Stars Unite To Combat Fast Fashion Peril

Stars Unite To Combat Fast Fashion Peril

SHARE

Stars have united to combat fashion peril after it emerged Brits will splash out £3.5 Billion on new clothes for the Christmas party season this year.

But eight million items will only be worn once.

Research by Oxfam shows that 65% of Brits will buy at least one new item of clothing for the Christmas party season, splashing out an average of £106 each.

But a quarter (24%) of those say they will only wear the item once over the festive period – leaving clothes to fester in wardrobes or end up in landfill.

Kate Moss, Una Healy, Ellie Goulding, Killing Eve star, Jodie Comer, and designer Stella McCartney are some of the celebrities who have donated partywear to Oxfam.

They are supporting the charity’s sustainable partywear campaign encouraging people to shop for second-hand fashion this Christmas rather than always buying new.

Ellie Goulding, who donated a stunning designer outfit including a little black Isabel Marant dress, said: “I’m donating pieces from my wardrobe and hoping to pick up something amazing in their place! Follow Oxfam’s lead and when you fall out of love with an outfit, let someone else fall in love with it. Source your new look from Oxfam too, and you’re showing maximum respect for clothes, the planet and style. With Oxfam’s expertise at re-circulating our fashion, you will never fear the re-wear!”

Una Healy, who donated a gorgeous shimmery evening gown said:
“I love dressing up at this time of year and while I love high street shops, I’ll be making sure I have a look at the Oxfam Online shop too.

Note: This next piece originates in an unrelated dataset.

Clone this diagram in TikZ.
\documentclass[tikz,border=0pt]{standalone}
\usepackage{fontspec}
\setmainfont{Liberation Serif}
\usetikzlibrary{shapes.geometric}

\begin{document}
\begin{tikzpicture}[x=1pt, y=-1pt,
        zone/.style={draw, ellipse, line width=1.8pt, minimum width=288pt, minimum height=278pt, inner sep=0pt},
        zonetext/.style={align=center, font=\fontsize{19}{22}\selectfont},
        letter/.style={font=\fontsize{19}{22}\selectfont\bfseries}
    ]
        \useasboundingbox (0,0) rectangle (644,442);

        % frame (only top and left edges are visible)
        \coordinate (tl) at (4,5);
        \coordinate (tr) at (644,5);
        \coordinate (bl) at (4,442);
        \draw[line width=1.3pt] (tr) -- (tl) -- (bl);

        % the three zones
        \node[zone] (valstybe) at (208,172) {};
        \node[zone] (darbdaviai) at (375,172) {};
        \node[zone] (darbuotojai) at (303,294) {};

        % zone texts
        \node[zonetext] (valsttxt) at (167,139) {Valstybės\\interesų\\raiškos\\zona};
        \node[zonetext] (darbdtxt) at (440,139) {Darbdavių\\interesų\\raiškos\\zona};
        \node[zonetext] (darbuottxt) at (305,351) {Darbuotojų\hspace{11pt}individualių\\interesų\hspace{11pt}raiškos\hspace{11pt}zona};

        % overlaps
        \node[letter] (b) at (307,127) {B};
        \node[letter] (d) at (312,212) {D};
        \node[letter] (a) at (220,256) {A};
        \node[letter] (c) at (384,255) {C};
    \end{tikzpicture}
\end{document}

I’ve donated a party dress this year, but there are some amazing bargains to be had. It’s a huge treasure trove of vintage, sparkly and one-off pieces and you can do your bit for those living in poverty too.”

The Oxfam Online Shop and the charity’s 610 high street shops are stocked with partywear that slows down fast fashion by giving clothes a second chance to be sold. The charity’s unique textile recycling operation means none of the donated clothes, whatever the quality, end up in landfill.

Oxfam’s Fee Gilfeather said: “The figures revealed by this research are staggering, and it is vital clothes don’t just go to waste.  Oxfam is the right destination for ethical fashion lovers, because our shops are stocked with glamourous pieces which help save the planet and raise money for the world’s poorest people to access clean water, food and shelter.”

Fast fashion uses speed and low-cost production systems to deliver new clothes to the High Street inspired by the catwalk or celebrities.